Millions in the Streets
YANGON – The vast majority of citizens, who had experienced a taste of freedom and democracy for the past decade, couldn’t accept the return of the military rule. Teachers, doctors, bank managers and engineers joined the Civil Disobedience Movement (CDM), and refused to work under the new Special Administrative Council (SAC) regime. The first group of protesters was led by U Tay Zar San, a prominent CSO leader, in Mandalay on February 4th. On February 5th, the Committee Representing Pyidaungsu Hluttaw (CRPH), a group of National League for Democracy (NLD) lawmakers and members of parliament ousted in the coup d’état, formed a government in exile, the National Unity Government (NUG), in cooperation with several ethnic minority insurgent groups.
Protests then spread across the entire country and tens of thousands of people started demonstrating in the streets, on dirt paths, in fields and on the rivers. In the daytime, people held anti-coup billboards, flashed the ‘three-finger Salute’ and Generation Z youths organized creative street events and online campaigns to attract the world’s attention on their plight. Every evening, families gathered on their balconies and in front of their houses to bang on pots and pans, symbolically drawing the evil of dictatorship out of Myanmar.

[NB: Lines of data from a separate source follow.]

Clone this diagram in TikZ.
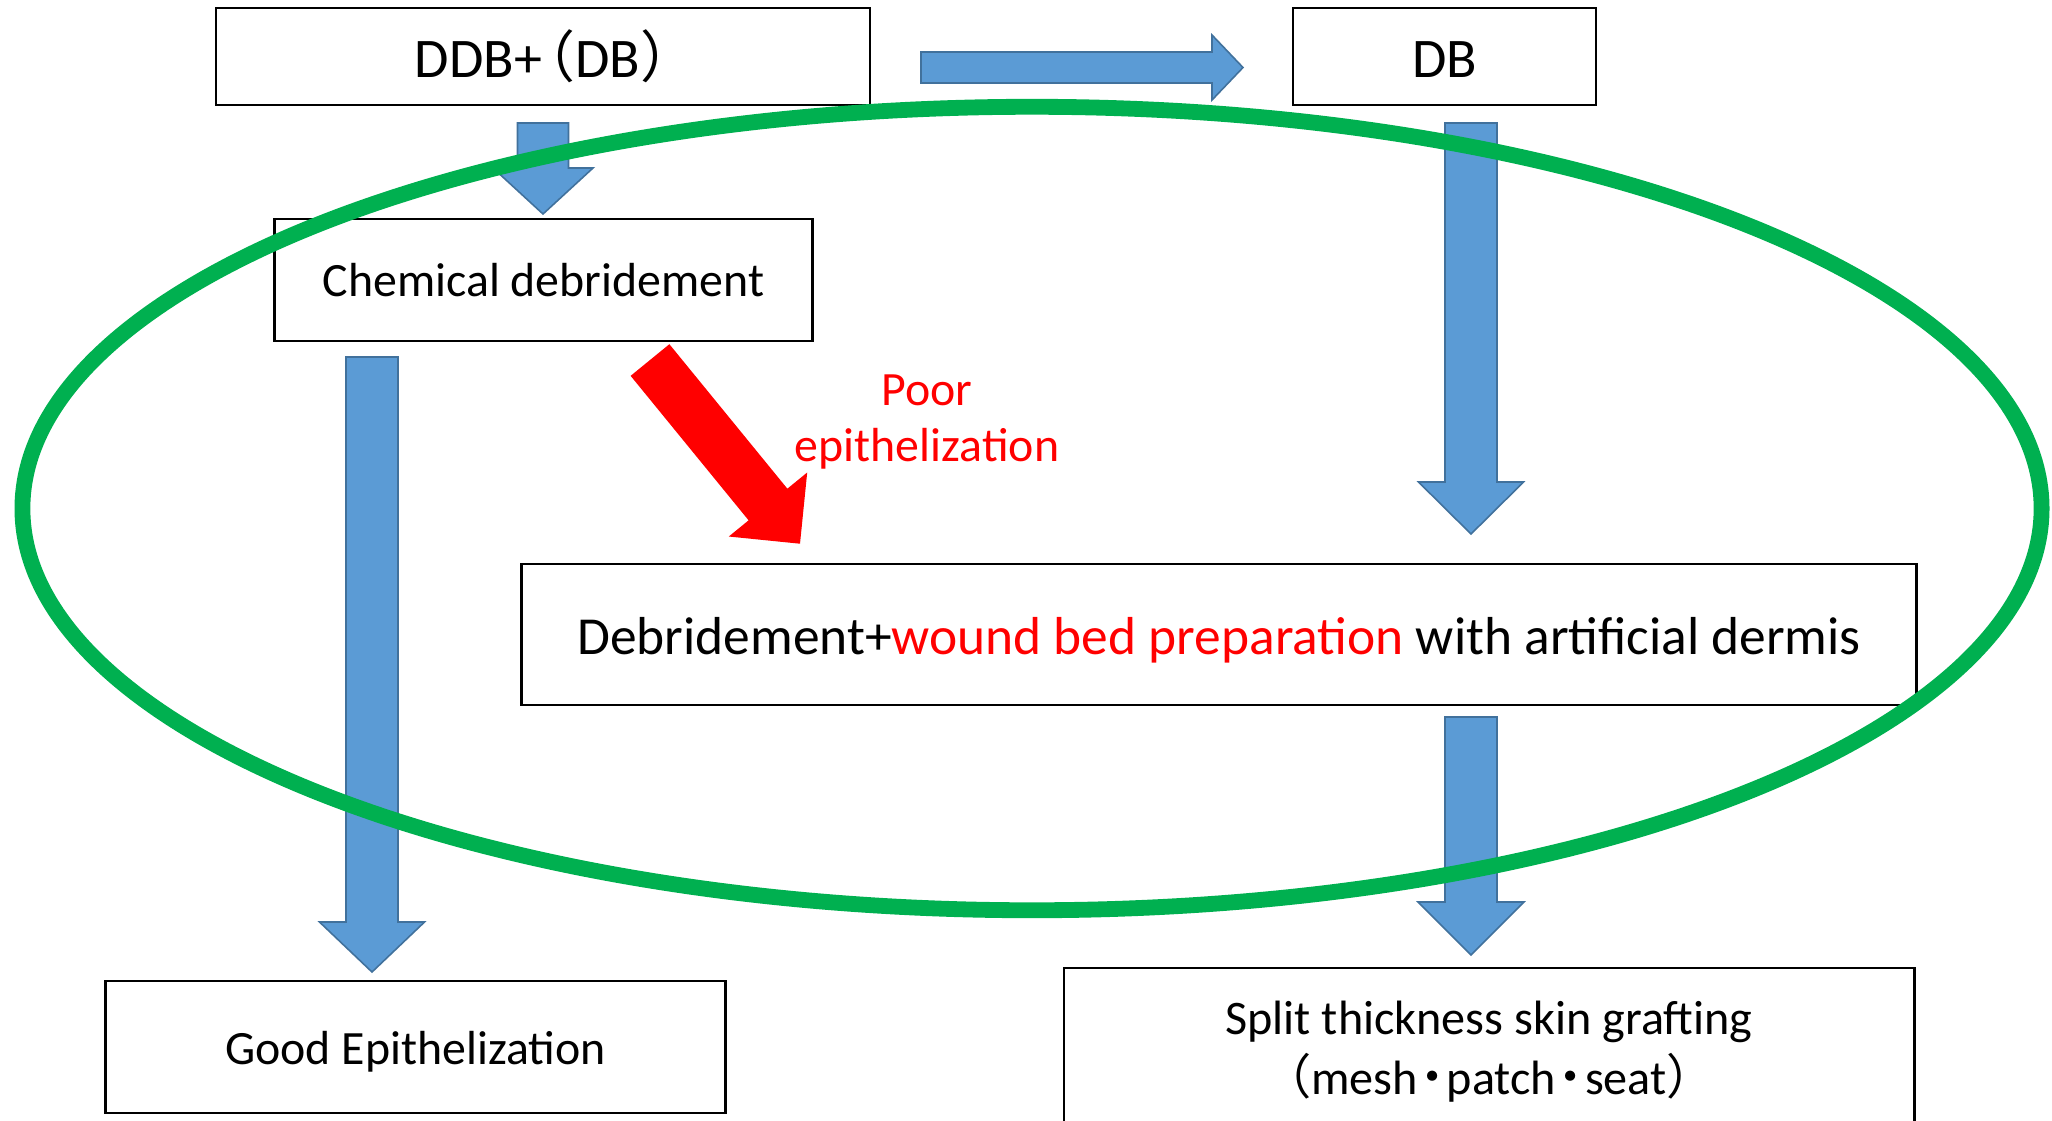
\documentclass[tikz,border=0pt]{standalone}
\usepackage{fontspec}
\setmainfont{Carlito}
\newfontfamily\jpfont{Noto Sans CJK JP}
\usetikzlibrary{calc}
\definecolor{arrblue}{HTML}{5B9BD5}
\definecolor{arredge}{HTML}{41719C}
\definecolor{ringgreen}{HTML}{00B050}
\tikzset{
  box/.style={draw, line width=0.7pt, inner sep=0pt, font=\fontsize{13.6}{17}\selectfont},
  bluearr/.style={fill=arrblue, draw=arredge, line width=0.45pt, line join=miter},
  redarr/.style={fill=red, draw=none},
  ring/.style={draw=ringgreen, line width=4.5pt}
}
% block arrow: [style] tail, tip, half shaft, half head, head length
\newcommand{\fatarrow}[6][]{%
  \draw[#1] ($(#2)!#4!90:(#3)$) -- ($(#3)!#6!(#2)!#4!-90:(#2)$) -- ($(#3)!#6!(#2)!#5!-90:(#2)$)
    -- (#3) -- ($(#3)!#6!(#2)!#5!90:(#2)$) -- ($(#3)!#6!(#2)!#4!90:(#2)$) -- ($(#2)!#4!-90:(#3)$) -- cycle;}
\newcommand{\jdot}{\kern-0.2em{\jpfont ・}\kern-0.2em}
\begin{document}
\begin{tikzpicture}[x=0.01cm, y=-0.01cm]
    \useasboundingbox (0,0) rectangle (2052,1120);
    % boxes
    \node[box, minimum width=6.54cm, minimum height=0.97cm, font=\fontsize{15.9}{19}\selectfont] (ddb) at (543,56.5) {DDB+\kern-0.4em{\jpfont （}DB{\jpfont ）}\kern-0.45em};
    \node[box, minimum width=3.03cm, minimum height=0.97cm, font=\fontsize{15.9}{19}\selectfont, text height=11.7pt] (db) at (1444.5,56.5) {DB};
    \node[box, minimum width=5.38cm, minimum height=1.22cm] (chem) at (543.5,280) {Chemical debridement};
    \node[box, minimum width=13.94cm, minimum height=1.41cm, font=\fontsize{15.2}{18}\selectfont, text height=14.5pt, text depth=3pt] (prep) at (1219,634.5) {Debridement+\textcolor{red}{wound bed preparation} with artificial dermis};
    \node[box, minimum width=6.2cm, minimum height=1.32cm, text height=12.5pt, text depth=2.7pt] (good) at (415.5,1047) {Good Epithelization};
    \node[box, minimum width=8.5cm, minimum height=1.68cm, align=center, font=\fontsize{13.7}{17}\selectfont] (stsg) at (1489,1052) {Split thickness skin grafting\\{\jpfont （}mesh\jdot patch\jdot seat{\jpfont ）}};
    \node[text=red, align=center, font=\fontsize{13.6}{16.2}\selectfont] (poor) at (927,422) {Poor\\epithelization};
    % arrow ends
    \coordinate (t1) at (921,67.5);  \coordinate (h1) at (1243,67.5);
    \coordinate (t2) at (543,123);   \coordinate (h2) at (543,214);
    \coordinate (t3) at (372,357);   \coordinate (h3) at (372,972);
    \coordinate (t4) at (1471,123);  \coordinate (h4) at (1471,534);
    \coordinate (t5) at (1471,717);  \coordinate (h5) at (1471,955);
    \coordinate (t6) at (650,360);   \coordinate (h6) at (800,543.7);
    \fatarrow[bluearr]{t1}{h1}{0.155cm}{0.325cm}{0.31cm}
    \fatarrow[bluearr]{t2}{h2}{0.255cm}{0.5cm}{0.46cm}
    \fatarrow[bluearr]{t3}{h3}{0.26cm}{0.525cm}{0.5cm}
    \fatarrow[bluearr]{t4}{h4}{0.26cm}{0.525cm}{0.52cm}
    \fatarrow[bluearr]{t5}{h5}{0.26cm}{0.53cm}{0.53cm}
    \fatarrow[redarr]{t6}{h6}{0.25cm}{0.506cm}{0.506cm}
    % green ring
    \draw[ring] (1032,508.5) ellipse [x radius=10.09cm, y radius=4.015cm];
\end{tikzpicture}
\end{document}
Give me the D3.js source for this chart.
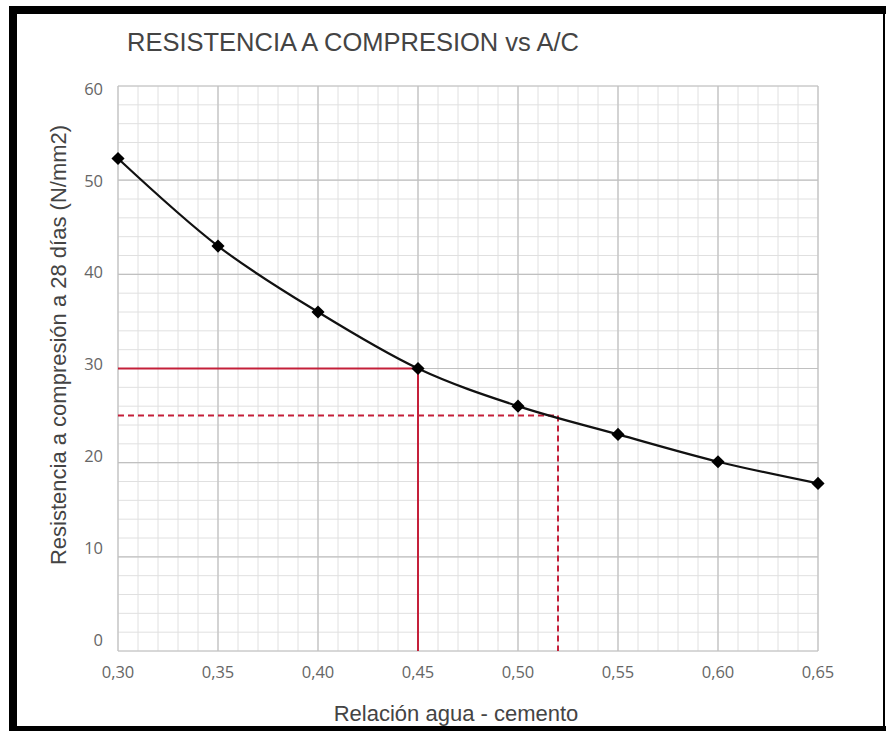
<!DOCTYPE html>
<html>
<head>
<meta charset="utf-8">
<script src="https://cdn.jsdelivr.net/npm/d3@7"></script>
<style>
  html, body { margin: 0; padding: 0; background: #fff; }
  svg { display: block; }
</style>
</head>
<body>
<svg id="chart" width="886" height="731"></svg>
<script>
// relación agua/cemento y resistencia
const ratios = [0.30, 0.35, 0.40, 0.45, 0.50, 0.55, 0.60, 0.65];
const strengths = [52.3, 43.0, 36.0, 30.0, 26.0, 23.0, 20.1, 17.8];
const xTicks = [0.30, 0.35, 0.40, 0.45, 0.50, 0.55, 0.60, 0.65];
const yTicks = [0, 10, 20, 30, 40, 50, 60];
// líneas guía rojas: [a/c, resistencia, discontinua]
const guides = [[0.45, 30, false], [0.52, 25, true]];

const svg = d3.select("#chart");
const red = "#c4203a";

// marco negro
svg.append("rect").attr("x", 9).attr("y", 6).attr("width", 877).attr("height", 8).attr("fill", "#000");
svg.append("rect").attr("x", 9).attr("y", 6).attr("width", 8).attr("height", 725).attr("fill", "#000");
svg.append("rect").attr("x", 9).attr("y", 726).attr("width", 877).attr("height", 5).attr("fill", "#000");
svg.append("rect").attr("x", 883).attr("y", 6).attr("width", 2).attr("height", 725).attr("fill", "#000");

const x = d3.scaleLinear().domain([0.30, 0.65]).range([118, 818]);
const y = d3.scaleLinear().domain([0, 60]).range([651, 86]);
// las etiquetas del eje Y no están exactamente sobre las líneas
const yLabel = d3.scaleLinear().domain([0, 60]).range([640, 89]);

const g = svg.append("g");

// cuadrícula menor
g.selectAll(".vminor")
  .data(d3.range(0, 36).map(i => 0.30 + i * 0.01))
  .join("line")
  .attr("x1", d => x(d)).attr("x2", d => x(d))
  .attr("y1", y(60)).attr("y2", y(0))
  .attr("stroke", "#e0e0e0").attr("stroke-width", 1);

g.selectAll(".hminor")
  .data(d3.range(0, 31).map(i => i * 2))
  .join("line")
  .attr("x1", x(0.30)).attr("x2", x(0.65))
  .attr("y1", d => y(d)).attr("y2", d => y(d))
  .attr("stroke", "#e0e0e0").attr("stroke-width", 1);

// cuadrícula mayor
g.selectAll(".vmajor")
  .data(xTicks)
  .join("line")
  .attr("x1", d => x(d)).attr("x2", d => x(d))
  .attr("y1", y(60)).attr("y2", y(0))
  .attr("stroke", "#c0c0c0").attr("stroke-width", 1.2);

g.selectAll(".hmajor")
  .data(yTicks)
  .join("line")
  .attr("x1", x(0.30)).attr("x2", x(0.65))
  .attr("y1", d => y(d)).attr("y2", d => y(d))
  .attr("stroke", "#c0c0c0").attr("stroke-width", 1.2);

// líneas guía
guides.forEach(([gx, gy, dashed]) => {
  const dash = dashed ? "6,4" : null;
  g.append("line")
    .attr("x1", x(0.30)).attr("x2", x(gx))
    .attr("y1", y(gy)).attr("y2", y(gy))
    .attr("stroke", red).attr("stroke-width", 2).attr("stroke-dasharray", dash);
  g.append("line")
    .attr("x1", x(gx)).attr("x2", x(gx))
    .attr("y1", y(gy)).attr("y2", y(0))
    .attr("stroke", red).attr("stroke-width", 2).attr("stroke-dasharray", dash);
});

// curva
const points = ratios.map((r, i) => [r, strengths[i]]);
const line = d3.line()
  .x(d => x(d[0]))
  .y(d => y(d[1]))
  .curve(d3.curveMonotoneX);

g.append("path")
  .datum(points)
  .attr("d", line)
  .attr("fill", "none")
  .attr("stroke", "#111")
  .attr("stroke-width", 2.2);

g.selectAll(".pt")
  .data(points)
  .join("path")
  .attr("d", d3.symbol().type(d3.symbolDiamond2).size(110))
  .attr("transform", d => `translate(${x(d[0])},${y(d[1])})`)
  .attr("fill", "#000");

// etiquetas de ejes
g.selectAll(".xl")
  .data(xTicks)
  .join("text")
  .attr("x", d => x(d))
  .attr("y", 672)
  .attr("dy", "0.35em")
  .attr("text-anchor", "middle")
  .attr("font-family", "'Open Sans', sans-serif")
  .attr("font-size", 16.5)
  .attr("fill", "#666")
  .text(d => d3.format(".2f")(d).replace(".", ","));

g.selectAll(".yl")
  .data(yTicks)
  .join("text")
  .attr("x", 103)
  .attr("y", d => yLabel(d))
  .attr("dy", "0.35em")
  .attr("text-anchor", "end")
  .attr("font-family", "'Open Sans', sans-serif")
  .attr("font-size", 16.5)
  .attr("fill", "#666")
  .text(d => d);

svg.append("text")
  .attr("x", 127)
  .attr("y", 51)
  .attr("font-family", "'Liberation Sans', Arial, sans-serif")
  .attr("font-size", 25.5)
  .attr("fill", "#444")
  .text("RESISTENCIA A COMPRESION vs A/C");

svg.append("text")
  .attr("x", 456)
  .attr("y", 713)
  .attr("dy", "0.35em")
  .attr("text-anchor", "middle")
  .attr("font-family", "'Liberation Sans', Arial, sans-serif")
  .attr("font-size", 22)
  .attr("fill", "#444")
  .text("Relación agua - cemento");

svg.append("text")
  .attr("transform", "translate(58,345) rotate(-90)")
  .attr("dy", "0.35em")
  .attr("text-anchor", "middle")
  .attr("font-family", "'Liberation Sans', Arial, sans-serif")
  .attr("font-size", 22)
  .attr("fill", "#444")
  .text("Resistencia a compresión a 28 días (N/mm2)");
</script>
</body>
</html>
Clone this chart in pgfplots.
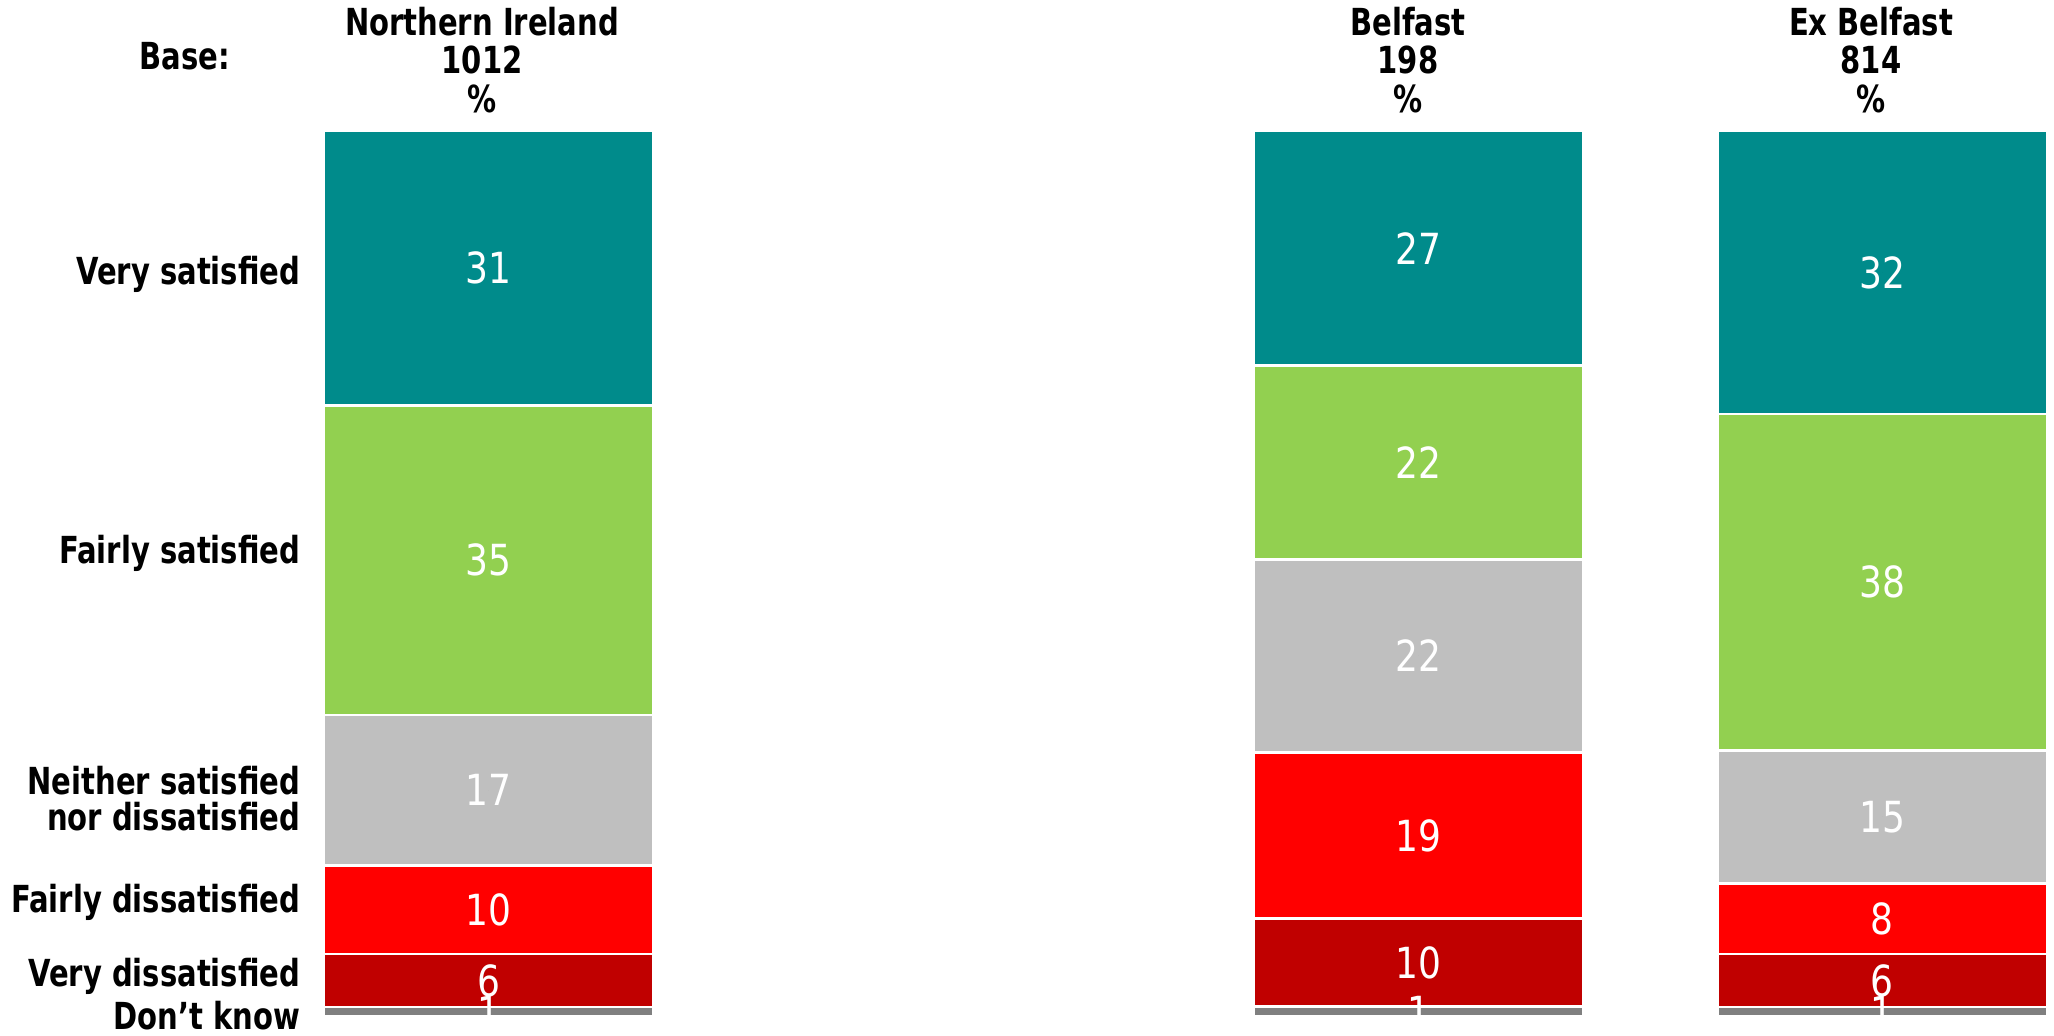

To control the uprising, the junta imposed a curfew from 8 pm to 4 am and tried to create instability to justify its power grab. Hundreds of common-law criminals were released, given weapons and incendiary tools and dropped by military trucks at night to instigate violence in neighborhoods. Citizens built camps and organized night watches to protect their properties and communities from raids by thugs for hire and soldiers. The Guest Registration Requirement and Household Inspection Laws were also reenacted, in violation of the fundamental rights to privacy and freedom of movement and association.